É sempre uma dificuldade fazer filme de época no Brasil com a cara e a coragem. Aqui temos uma história ambientada em janeiro de 1985, no dia que Tancredo Neves foi eleito o primeiro presidente do Brasil da redemocratização. E assim como o futuro obscuro mas animador que se apresentava para o país, assim é este terceiro longa de Fabiano de Souza, tanto quando acompanha a história do menino vivido por Guili Arenzon, quanto a do seu pai, o sociólogo vivido por Gustavo Machado. MUDANÇA (2020), de Fabiano de Souza, ainda conta com uma Rosanne Mulholland tão bela quanto misteriosa e um Fernando Alves Pinto vivendo um sujeito pouco confiável. O tom solar ainda que ligeiramente agridoce do final parece positivo frente à jornada pela noite do jovem. Mas sabemos como é este país e suas pegadinhas de mau gosto.

CASA DE ANTIGUIDADES

O único filme brasileiro escolhido para integrar a inexistente edição de Cannes-2020 foi esta estreia na direção de João Paulo Miranda Maria, diretor de A MOÇA QUE DANÇOU COM O DIABO (2016), curta que obteve uma boa repercussão nos festivais e que já se destacava pela beleza plástica. Em CASA DE ANTIGUIDADES (2020), gosto especialmente dos efeitos no céu em dois momentos específicos do filme. Houve, porém, uma série de dificuldades para mim. Não é nem pelo andamento bem lento, mas pela dificuldade de o filme passar um sentimento de mal estar frente a cada agressão feita ao personagem de Antonio Pitanga. Além do mais, o começo do filme, com aquela ênfase nazista e uma alfinetada à elite do sul do país, acaba se perdendo no desenvolvimento, assim como o nosso interesse pelo protagonista ou os demais personagens que surgem. De todo modo, há uma rebeldia bonita de ver do homem que veio do norte, e o que ele adota como vestimenta é algo que traz um ar surreal interessante. Mas não foi o suficiente para me ganhar.

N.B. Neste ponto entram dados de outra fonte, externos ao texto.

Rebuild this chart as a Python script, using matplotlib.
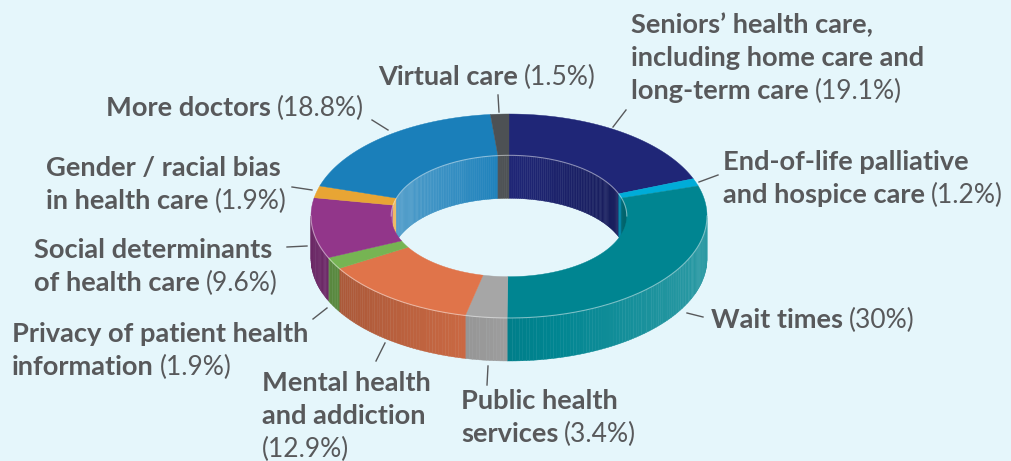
import numpy as np
import matplotlib
matplotlib.use("Agg")
import matplotlib.pyplot as plt
from matplotlib.collections import PolyCollection
from matplotlib.colors import to_rgb

# slices, clockwise from 12 o'clock
names = ["Seniors' health care", "End-of-life palliative and hospice care", "Wait times",
         "Public health services", "Mental health and addiction",
         "Privacy of patient health information", "Social determinants of health care",
         "Gender / racial bias in health care", "More doctors", "Virtual care"]
values = [19.1, 1.2, 30, 3.4, 12.9, 1.9, 9.6, 1.9, 18.8, 1.5]
colors = ["#1f2677", "#00acd8", "#008591", "#a6a6a6", "#e0744a",
          "#76b453", "#92368a", "#e8a534", "#1a7fba", "#4d5154"]
pct_text = ["(19.1%)", "(1.2%)", "(30%)", "(3.4%)", "(12.9%)",
            "(1.9%)", "(9.6%)", "(1.9%)", "(18.8%)", "(1.5%)"]
label_lines = [
    ["Seniors\u2019 health care,", "including home care and", "long-term care"],
    ["End-of-life palliative", "and hospice care"],
    ["Wait times"],
    ["Public health", "services"],
    ["Mental health", "and addiction", ""],
    ["Privacy of patient health", "information"],
    ["Social determinants", "of health care"],
    ["Gender / racial bias", "in health care"],
    ["More doctors"],
    ["Virtual care"],
]

BG = "#e5f6fb"
TXT = "#58595b"

# geometry of the tilted ring (pixels)
cx, cy = 509, 216
A, B = 198, 102
RIN = 0.595
DEPTH = 43


def pt(theta, r=1.0, dy=0.0):
    t = np.radians(theta)
    return cx + r * A * np.sin(t), cy - r * B * np.cos(t) + dy


def shade(c, f):
    c = np.array(to_rgb(c))
    if f >= 1:
        return tuple(c + (1 - c) * (f - 1))
    return tuple(c * f)


fig = plt.figure(figsize=(10.12, 4.61), dpi=100)
fig.patch.set_facecolor(BG)
ax = fig.add_axes([0, 0, 1, 1])
ax.set_xlim(0, 1012)
ax.set_ylim(461, 0)
ax.axis("off")

total = sum(values)
edges = np.concatenate([[0], np.cumsum(values) / total * 360])

# inner back wall
polys, cols = [], []
for i, c in enumerate(colors):
    t0, t1 = edges[i], edges[i + 1]
    for lo, hi in [(t0, t1), (t0 - 360, t1 - 360)]:
        lo2, hi2 = max(lo, -90), min(hi, 90)
        if hi2 <= lo2:
            continue
        ts = np.arange(lo2, hi2, 1.0).tolist() + [hi2]
        for a0, a1 in zip(ts[:-1], ts[1:]):
            x0, y0 = pt(a0, RIN)
            x1, y1 = pt(a1, RIN)
            polys.append([(x0, y0), (x1, y1), (x1, y1 + DEPTH), (x0, y0 + DEPTH)])
            cols.append(shade(c, 1.0 - 0.25 * np.sin(np.radians((a0 + a1) / 2))))
ax.add_collection(PolyCollection(polys, facecolors=cols, edgecolors=cols, linewidths=0.3, zorder=1))

# outer front wall
polys, cols = [], []
for i, c in enumerate(colors):
    lo2, hi2 = max(edges[i], 90), min(edges[i + 1], 270)
    if hi2 <= lo2:
        continue
    ts = np.arange(lo2, hi2, 1.0).tolist() + [hi2]
    for a0, a1 in zip(ts[:-1], ts[1:]):
        x0, y0 = pt(a0)
        x1, y1 = pt(a1)
        polys.append([(x0, y0), (x1, y1), (x1, y1 + DEPTH), (x0, y0 + DEPTH)])
        cols.append(shade(c, 0.95 + 0.22 * np.sin(np.radians((a0 + a1) / 2))))
ax.add_collection(PolyCollection(polys, facecolors=cols, edgecolors=cols, linewidths=0.3, zorder=2))

# top face
for i, c in enumerate(colors):
    ts = np.linspace(edges[i], edges[i + 1], 100)
    outer = np.column_stack(pt(ts))
    inner = np.column_stack(pt(ts[::-1], RIN))
    ax.fill(np.r_[outer[:, 0], inner[:, 0]], np.r_[outer[:, 1], inner[:, 1]],
            color=c, lw=0.3, ec=c, zorder=3)

# faint highlight on ring edges
ts = np.linspace(90, 270, 200)
ax.plot(*pt(ts), color="white", lw=0.8, alpha=0.45, zorder=4)
ts = np.linspace(-90, 90, 200)
ax.plot(*pt(ts, RIN), color="white", lw=0.8, alpha=0.45, zorder=4)

# labels: (left x, centre y of first line)
label_pos = [(631, 25), (723, 162), (711, 320), (461, 401), (262, 383),
             (12, 334), (34, 250), (46, 168), (106, 108), (378, 77)]
leaders = [((626, 110), (613, 127)), ((718, 175), (699, 182)), ((687, 313), (703, 317)),
           ((488, 366), (487, 385)), ((385, 343), (376, 361)), ((327, 308), (313, 319)),
           ((287, 247), (307, 246)), ((292, 187), (312, 190)), ((372, 120), (388, 130)),
           ((498, 95), (499, 112))]
LINE = 33
FS_NAME = 19.6
FS_PCT = 19.0
FAM = ["Lato", "DejaVu Sans"]

renderer = fig.canvas.get_renderer()
for lines, pct, (x, y) in zip(label_lines, pct_text, label_pos):
    last = None
    for j, ln in enumerate(lines):
        last = ax.text(x, y + j * LINE, ln, fontsize=FS_NAME, family=FAM, weight="bold",
                       color=TXT, ha="left", va="center")
    yl = y + (len(lines) - 1) * LINE
    if lines[-1]:
        bb = last.get_window_extent(renderer)
        xr = ax.transData.inverted().transform((bb.x1, bb.y0))[0] + 6
    else:
        xr = x
    ax.text(xr, yl, pct, fontsize=FS_PCT, family=FAM, color=TXT, ha="left", va="center")

for (p0, p1) in leaders:
    ax.plot([p0[0], p1[0]], [p0[1], p1[1]], color=TXT, lw=1, zorder=5)

fig.savefig("out.png", dpi=100, facecolor=BG)
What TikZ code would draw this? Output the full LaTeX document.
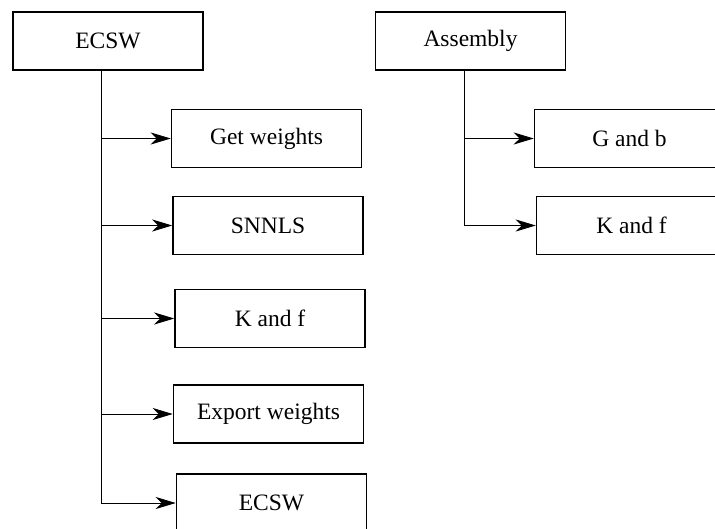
\documentclass[tikz,border=0pt]{standalone}
\usepackage{fontspec}
\setmainfont{Liberation Serif}
\usetikzlibrary{arrows.meta}
\begin{document}
\begin{tikzpicture}[x=1pt,y=-1pt,
  box/.style={draw, line width=1.5pt, minimum width=190pt, minimum height=58pt,
    inner sep=0pt, font=\fontsize{23.5}{27}\selectfont},
  link/.style={line width=0.9pt},
  feed/.style={link, -{Stealth[length=20pt,width=12pt,inset=6pt]}}]
\useasboundingbox (0,0) rectangle (715,528);
\begin{scope}
\clip (0,0) rectangle (715,528);
% left group
\node[box] (ecsw)   at (108,41)    {ECSW};
\node[box] (getw)   at (266.5,138.5) {Get weights};
\node[box] (snnls)  at (268,225.5) {SNNLS};
\node[box] (kfl)    at (270,318.5) {K and f};
\node[box] (expw)   at (268.5,414) {Export weights};
\node[box] (ecswb)  at (271.5,503) {ECSW};
% right group
\node[box] (asm)    at (470.5,41)  {Assembly};
\node[box] (gb)     at (629.5,138.5) {G and b};
\node[box] (kfr)    at (631.5,225.5) {K and f};
% trunk positions
\coordinate (lt) at (101,0);
\coordinate (rt) at (464,0);
% left tree
\draw[link] (ecsw.south -| lt) -- (ecswb.west -| lt);
\foreach \n in {getw,snnls,kfl,expw,ecswb}
  \draw[feed] (\n.west -| lt) -- (\n.west);
% right tree
\draw[link] (asm.south -| rt) -- (kfr.west -| rt);
\foreach \n in {gb,kfr}
  \draw[feed] (\n.west -| rt) -- (\n.west);
\end{scope}
\end{tikzpicture}
\end{document}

O CEMITÉRIO DAS ALMAS PERDIDAS

Já é o quinto longa-metragem de Rodrigo Aragão, mas o primeiro que vi, por vacilo meu, já que ele é talvez o mais próximo que podemos dizer de um herdeiro de Mojica. O que vi em CEMITÉRIO DAS ALMAS PERDIDAS (2020) foi uma obra que mergulha fundo no gênero horror com direito a mortos-vivos, feitiços satânicos e muito gore, mas também com doses de aventura. As duas linhas do tempo são bem costuradas para chegar ao clímax, no cemitério do título. Gosto mais dos dois terços iniciais, em que o dom de narrar uma história e de reverenciar o gênero se apresentam de maneira admirável. Os efeitos especiais são ótimos, ainda mais levando em consideração o esquema de guerrilha da produção. E há um vilão que assume o protagonismo que é muito bom. Cena mais memorável: o ataque dos índios canibais.